**What is expected:**
Identify each line holding the string "React" and copy it.

>>>>

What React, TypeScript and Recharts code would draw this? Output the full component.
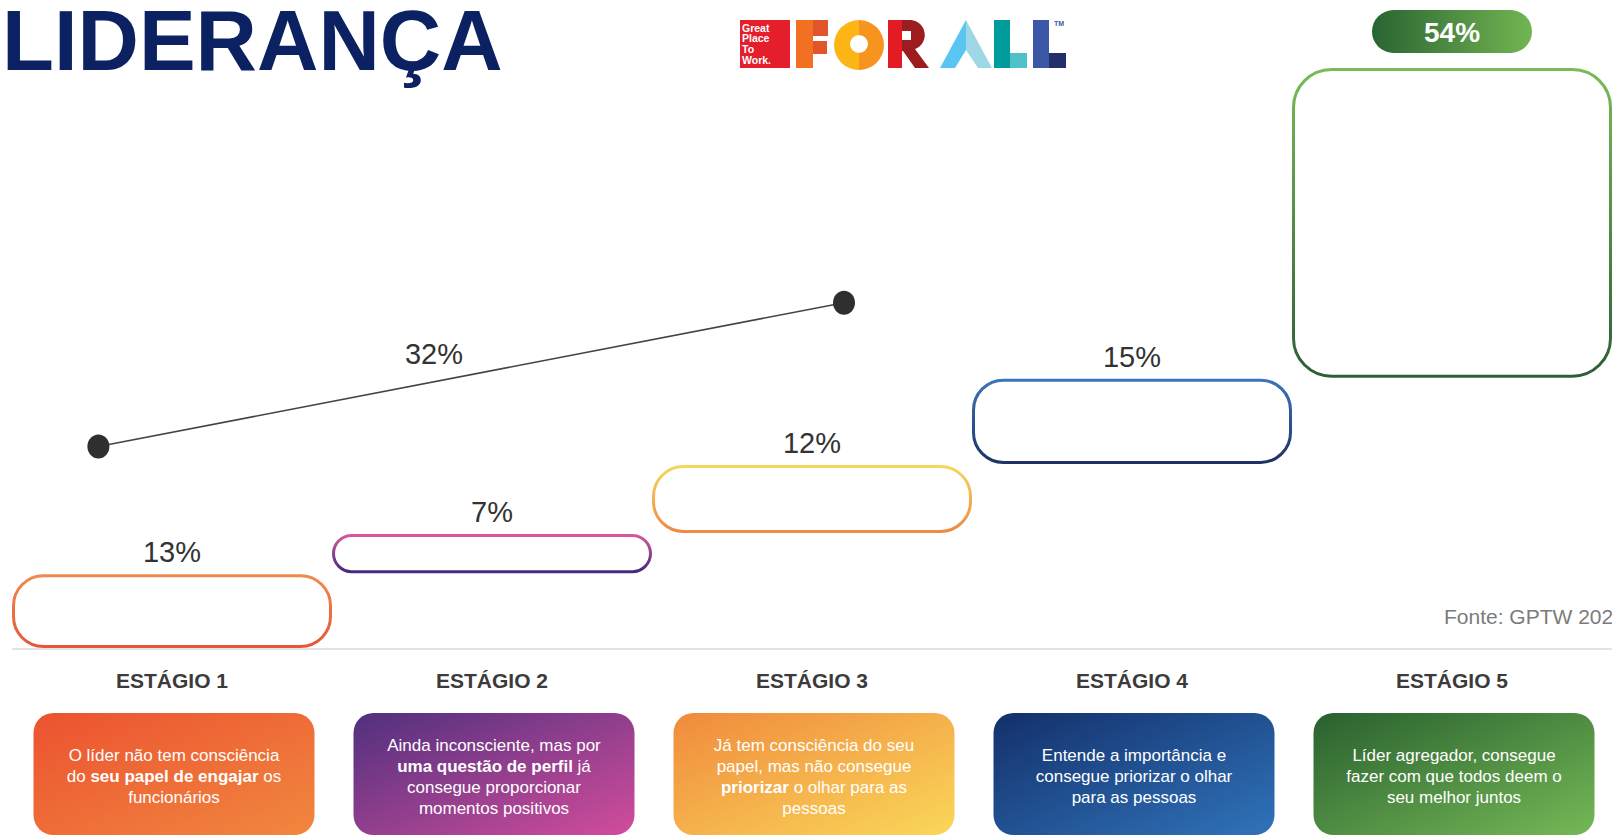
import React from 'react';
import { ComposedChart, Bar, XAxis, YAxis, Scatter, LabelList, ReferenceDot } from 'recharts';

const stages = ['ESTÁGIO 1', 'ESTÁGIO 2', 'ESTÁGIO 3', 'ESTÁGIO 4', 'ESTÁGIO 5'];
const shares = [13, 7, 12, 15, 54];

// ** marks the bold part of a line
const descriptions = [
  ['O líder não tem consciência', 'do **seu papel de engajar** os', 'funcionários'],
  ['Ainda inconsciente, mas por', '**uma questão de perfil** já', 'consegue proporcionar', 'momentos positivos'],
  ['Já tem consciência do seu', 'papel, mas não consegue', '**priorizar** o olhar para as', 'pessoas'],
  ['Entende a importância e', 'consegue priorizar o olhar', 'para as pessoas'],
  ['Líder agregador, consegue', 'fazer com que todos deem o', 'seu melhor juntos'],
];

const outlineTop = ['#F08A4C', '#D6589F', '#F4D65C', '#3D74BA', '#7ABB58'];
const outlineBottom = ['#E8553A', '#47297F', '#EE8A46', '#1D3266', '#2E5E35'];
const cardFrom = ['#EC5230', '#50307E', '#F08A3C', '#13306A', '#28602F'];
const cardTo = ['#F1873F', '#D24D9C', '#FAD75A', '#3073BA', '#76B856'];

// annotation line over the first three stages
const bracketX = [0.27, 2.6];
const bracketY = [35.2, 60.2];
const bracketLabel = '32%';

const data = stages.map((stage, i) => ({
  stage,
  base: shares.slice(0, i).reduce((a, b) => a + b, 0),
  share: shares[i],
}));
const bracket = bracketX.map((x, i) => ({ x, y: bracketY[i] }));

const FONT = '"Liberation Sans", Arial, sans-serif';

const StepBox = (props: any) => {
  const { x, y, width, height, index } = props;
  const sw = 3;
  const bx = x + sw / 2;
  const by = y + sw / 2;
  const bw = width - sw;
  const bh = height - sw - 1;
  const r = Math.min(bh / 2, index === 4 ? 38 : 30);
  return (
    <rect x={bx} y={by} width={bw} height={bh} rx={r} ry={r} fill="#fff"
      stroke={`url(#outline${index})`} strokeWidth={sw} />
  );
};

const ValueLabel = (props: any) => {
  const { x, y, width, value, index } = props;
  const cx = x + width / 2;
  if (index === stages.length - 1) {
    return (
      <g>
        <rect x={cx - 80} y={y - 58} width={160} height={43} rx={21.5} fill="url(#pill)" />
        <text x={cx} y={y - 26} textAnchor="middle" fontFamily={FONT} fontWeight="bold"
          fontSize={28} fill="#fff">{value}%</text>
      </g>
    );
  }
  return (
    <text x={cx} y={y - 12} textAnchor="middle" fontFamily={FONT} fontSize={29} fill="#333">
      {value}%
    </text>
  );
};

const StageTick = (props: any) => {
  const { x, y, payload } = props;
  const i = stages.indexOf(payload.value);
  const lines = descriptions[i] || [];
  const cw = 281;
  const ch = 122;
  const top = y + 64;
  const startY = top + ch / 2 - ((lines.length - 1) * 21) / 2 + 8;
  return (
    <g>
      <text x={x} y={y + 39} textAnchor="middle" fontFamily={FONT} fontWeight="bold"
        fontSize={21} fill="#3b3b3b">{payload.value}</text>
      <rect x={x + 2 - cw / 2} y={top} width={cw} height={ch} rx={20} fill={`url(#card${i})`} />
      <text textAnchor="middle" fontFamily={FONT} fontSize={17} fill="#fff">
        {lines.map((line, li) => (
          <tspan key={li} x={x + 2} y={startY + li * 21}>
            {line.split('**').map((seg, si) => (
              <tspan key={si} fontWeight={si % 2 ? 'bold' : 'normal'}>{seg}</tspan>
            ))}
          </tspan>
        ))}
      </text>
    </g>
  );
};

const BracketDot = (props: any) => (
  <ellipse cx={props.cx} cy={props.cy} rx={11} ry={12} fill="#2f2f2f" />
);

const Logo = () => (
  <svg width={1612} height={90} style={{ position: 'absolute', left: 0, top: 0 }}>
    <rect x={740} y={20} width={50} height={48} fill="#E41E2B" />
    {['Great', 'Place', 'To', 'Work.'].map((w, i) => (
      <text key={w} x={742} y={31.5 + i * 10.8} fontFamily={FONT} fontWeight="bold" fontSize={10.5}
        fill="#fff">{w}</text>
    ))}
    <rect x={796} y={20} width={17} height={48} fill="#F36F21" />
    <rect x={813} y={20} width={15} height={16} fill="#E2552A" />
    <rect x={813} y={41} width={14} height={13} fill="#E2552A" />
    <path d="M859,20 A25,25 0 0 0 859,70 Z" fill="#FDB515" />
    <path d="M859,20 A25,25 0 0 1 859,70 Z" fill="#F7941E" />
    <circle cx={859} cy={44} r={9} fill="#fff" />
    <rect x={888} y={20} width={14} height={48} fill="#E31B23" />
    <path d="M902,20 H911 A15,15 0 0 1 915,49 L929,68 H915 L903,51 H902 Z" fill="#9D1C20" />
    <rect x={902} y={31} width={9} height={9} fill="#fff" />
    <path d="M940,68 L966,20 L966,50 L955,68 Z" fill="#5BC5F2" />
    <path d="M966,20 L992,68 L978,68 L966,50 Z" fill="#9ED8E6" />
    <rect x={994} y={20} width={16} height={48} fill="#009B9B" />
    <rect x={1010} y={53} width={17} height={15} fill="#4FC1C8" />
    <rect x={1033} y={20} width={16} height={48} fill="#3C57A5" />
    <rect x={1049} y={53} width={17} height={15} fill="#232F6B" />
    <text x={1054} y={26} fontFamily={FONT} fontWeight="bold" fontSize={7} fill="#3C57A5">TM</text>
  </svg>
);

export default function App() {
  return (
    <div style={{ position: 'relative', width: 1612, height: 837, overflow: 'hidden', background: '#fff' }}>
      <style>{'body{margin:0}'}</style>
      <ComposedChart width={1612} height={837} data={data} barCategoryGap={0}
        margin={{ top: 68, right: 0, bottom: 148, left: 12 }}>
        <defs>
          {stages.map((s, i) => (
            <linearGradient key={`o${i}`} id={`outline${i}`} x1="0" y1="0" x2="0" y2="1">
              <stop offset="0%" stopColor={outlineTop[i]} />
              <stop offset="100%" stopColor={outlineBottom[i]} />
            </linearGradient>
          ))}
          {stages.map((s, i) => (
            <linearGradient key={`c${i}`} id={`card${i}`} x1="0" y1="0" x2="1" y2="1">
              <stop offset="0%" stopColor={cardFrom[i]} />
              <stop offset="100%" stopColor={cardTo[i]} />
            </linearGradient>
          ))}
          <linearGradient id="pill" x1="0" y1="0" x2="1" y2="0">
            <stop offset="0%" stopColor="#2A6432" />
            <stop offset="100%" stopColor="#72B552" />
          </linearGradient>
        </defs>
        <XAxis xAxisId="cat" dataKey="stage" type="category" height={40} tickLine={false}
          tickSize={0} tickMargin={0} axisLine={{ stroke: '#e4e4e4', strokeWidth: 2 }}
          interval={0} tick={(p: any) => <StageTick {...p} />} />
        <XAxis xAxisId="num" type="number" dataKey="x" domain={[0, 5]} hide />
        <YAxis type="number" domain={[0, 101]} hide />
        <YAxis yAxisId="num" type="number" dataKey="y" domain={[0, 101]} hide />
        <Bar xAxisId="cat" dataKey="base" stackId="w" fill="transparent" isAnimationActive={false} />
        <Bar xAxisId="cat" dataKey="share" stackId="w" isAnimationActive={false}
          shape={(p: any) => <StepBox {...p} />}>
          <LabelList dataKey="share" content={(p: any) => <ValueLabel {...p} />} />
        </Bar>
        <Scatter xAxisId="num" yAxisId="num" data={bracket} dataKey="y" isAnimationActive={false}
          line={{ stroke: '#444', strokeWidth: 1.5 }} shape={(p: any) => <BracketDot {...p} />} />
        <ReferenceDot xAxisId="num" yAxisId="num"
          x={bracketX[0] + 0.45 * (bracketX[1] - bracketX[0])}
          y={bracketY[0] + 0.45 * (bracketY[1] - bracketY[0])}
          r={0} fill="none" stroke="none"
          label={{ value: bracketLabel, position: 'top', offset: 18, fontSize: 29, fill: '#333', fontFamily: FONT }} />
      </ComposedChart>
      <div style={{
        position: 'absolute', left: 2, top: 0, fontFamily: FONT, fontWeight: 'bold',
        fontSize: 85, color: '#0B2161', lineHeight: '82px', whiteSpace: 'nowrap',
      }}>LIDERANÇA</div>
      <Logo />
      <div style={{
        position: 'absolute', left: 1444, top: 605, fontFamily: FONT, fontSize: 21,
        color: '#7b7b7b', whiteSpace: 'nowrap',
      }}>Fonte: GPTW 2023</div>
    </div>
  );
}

<<<<

**Written response:**
What React, TypeScript and Recharts code would draw this? Output the full component.
import React from 'react';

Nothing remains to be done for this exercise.